The NY Times has the story today of Troy A. Davis, a 38-year-old man who has been on Georgia’s death row for 17 years. Mr. Davis was convicted of shooting a police officer who had come to break up a scuffle outside an Atlanta nightclub. There was no physical evidence tying him to the shooting. He admits to being at the scene but claims that he turned and ran as soon as someone threatened to shoot. At his trial, prosecutors, according to the Times, “relied heavily on the testimony of nine eyewitnesses who took the stand against Mr. Davis.” But in the years since his trial, seven of the nine witnesses have recanted or changed their stories, admitting that they were (again, per the Times) “harassed and pressed by investigators to lie under oath.”
Mr. Davis has exhausted his appeals. The Supreme Court last week refused to hear his case.

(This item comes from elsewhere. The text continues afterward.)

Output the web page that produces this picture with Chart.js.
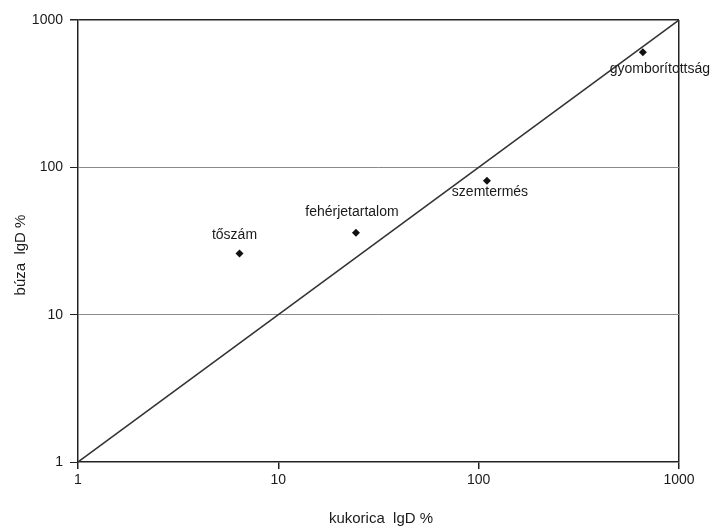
<!DOCTYPE html>
<html>
<head>
<meta charset="utf-8">
<script src="https://cdn.jsdelivr.net/npm/chart.js@4"></script>
<style>
    html, body { margin: 0; padding: 0; background: #fff; }
    canvas { display: block; }
</style>
</head>
<body>
<canvas id="lgdChart" width="714" height="530"></canvas>
<script>
// ──────────────────────────────────────
// Data
// ──────────────────────────────────────

const traits = ['tőszám', 'fehérjetartalom', 'szemtermés', 'gyomborítottság'];
const kukoricaLgD = [6.4, 24.4, 110, 660];
const buzaLgD = [26, 36, 81, 605];
const axisTicks = [1, 10, 100, 1000];
const diagonal = [1, 1000];

// where each label sits relative to its point (px)
const LABEL_OFFSETS = [[-5, -18], [-4, -21], [3, 11], [17, 17]];

const FONT = "'Liberation Sans', Arial, sans-serif";
const INK = '#1a1a1a';

const pointData = traits.map((t, i) => ({ x: kukoricaLgD[i], y: buzaLgD[i] }));
const lineData = diagonal.map(v => ({ x: v, y: v }));

// ──────────────────────────────────────
// Labels + axis titles
// ──────────────────────────────────────

const textPlugin = {
    id: 'textPlugin',
    afterDatasetsDraw(chart) {
        const { ctx, scales } = chart;
        ctx.save();
        ctx.font = '14px ' + FONT;
        ctx.fillStyle = INK;
        ctx.textAlign = 'center';
        ctx.textBaseline = 'middle';
        traits.forEach((t, i) => {
            const px = scales.x.getPixelForValue(kukoricaLgD[i]);
            const py = scales.y.getPixelForValue(buzaLgD[i]);
            ctx.fillText(t, px + LABEL_OFFSETS[i][0], py + LABEL_OFFSETS[i][1]);
        });
        ctx.restore();
    },
    afterDraw(chart) {
        const { ctx } = chart;
        ctx.save();
        ctx.font = '15px ' + FONT;
        ctx.fillStyle = INK;
        ctx.textAlign = 'center';
        ctx.textBaseline = 'middle';
        ctx.fillText('kukorica  lgD %', 381, 519);
        ctx.translate(21, 255);
        ctx.rotate(-Math.PI / 2);
        ctx.fillText('búza  lgD %', 0, 0);
        ctx.restore();
    }
};

const setTicks = scale => { scale.ticks = axisTicks.map(v => ({ value: v })); };

new Chart(document.getElementById('lgdChart'), {
    type: 'scatter',
    data: {
        datasets: [
            {
                label: 'tulajdonságok',
                data: pointData,
                pointStyle: 'rectRot',
                pointRadius: 4,
                backgroundColor: '#111',
                borderColor: '#111',
                borderWidth: 0,
                order: 0,
            },
            {
                label: 'y = x',
                data: lineData,
                showLine: true,
                borderColor: '#333',
                borderWidth: 1.5,
                pointRadius: 0,
                order: 1,
            }
        ]
    },
    options: {
        responsive: false,
        animation: false,
        layout: { padding: { top: 20, right: 35, left: 0, bottom: 0 } },
        plugins: {
            legend: { display: false },
            tooltip: { enabled: false },
        },
        scales: {
            x: {
                type: 'logarithmic',
                min: 1,
                max: 1000,
                afterBuildTicks: setTicks,
                afterFit: s => { s.height = 68; },
                border: { color: '#222', width: 1.5 },
                grid: {
                    color: c => (c.tick && c.tick.value === 1000 ? '#222' : 'rgba(0,0,0,0)'),
                    lineWidth: 1.5,
                    tickColor: '#222',
                    tickLength: 7,
                },
                ticks: {
                    font: { size: 14, family: FONT },
                    color: INK,
                    padding: 3,
                    maxRotation: 0,
                    callback: v => String(v),
                }
            },
            y: {
                type: 'logarithmic',
                min: 1,
                max: 1000,
                afterBuildTicks: setTicks,
                afterFit: s => { s.width = 78; },
                border: { color: '#222', width: 1.5 },
                grid: {
                    color: c => {
                        const v = c.tick && c.tick.value;
                        if (v === 1000) return '#222';
                        if (v === 10 || v === 100) return '#8a8a8a';
                        return 'rgba(0,0,0,0)';
                    },
                    lineWidth: c => (c.tick && c.tick.value === 1000 ? 1.5 : 1),
                    tickColor: '#222',
                    tickLength: 8,
                },
                ticks: {
                    font: { size: 14, family: FONT },
                    color: INK,
                    padding: 7,
                    callback: v => String(v),
                }
            }
        }
    },
    plugins: [textPlugin]
});
</script>
</body>
</html>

And because of a recent (1996) law “intended to streamline the legal process in death penalty cases, courts have ruled it is too late in the appeals process to introduce new evidence and, so far, have refused to hear it.” Why streamlining the path to death is a good idea totally escapes me. But beyond that, the existence of a law barring evidence that could exonerate a man less than one week from his execution seems both barbaric and blindingly stupid. Sure, in the absence of such a law, some people who are guilty of the crimes for which they were convicted would abuse the system and seek to submit unimportant evidence up to the last minute. But to me this seems a small price in efficiency to pay in order to ensure we don’t put innocent people to death. (As you may have read before, I don’t believe in capital punishment to begin with. But within the framework we now have, this law seems particularly cruel.)
Yet Mr. Davis remains on death row, and his death warrant (pdf) has been signed. The only way he will escape execution (to be carried out between July 17 and July 25) is if the Goergia Board of Pardons and Paroles grants clemency. Which – predictably – seems highly unlikely, particularly given that the boar has commuted only 8 sentences since 1973, the last more than three years ago. And this in a state that has less concern than most states about the possibility of executing the innocent: Georgia is one of only two states that does not guarantee that condemned prisoners will have legal representation after they have exhausted direct appeals (e.g. for clemency hearings, etc.).
At root, whether or not Mr. Davis is innocent (which there is ample evidence to suggest he is, including the fact that one of the people to testify against him is the person others have fingered as the shooter), is not important. The fact that our justice system would set any roadblocks in the way of truth-seeking, particularly in the context of capital punishment, is just beyond me. Streamlining should not come at this cost.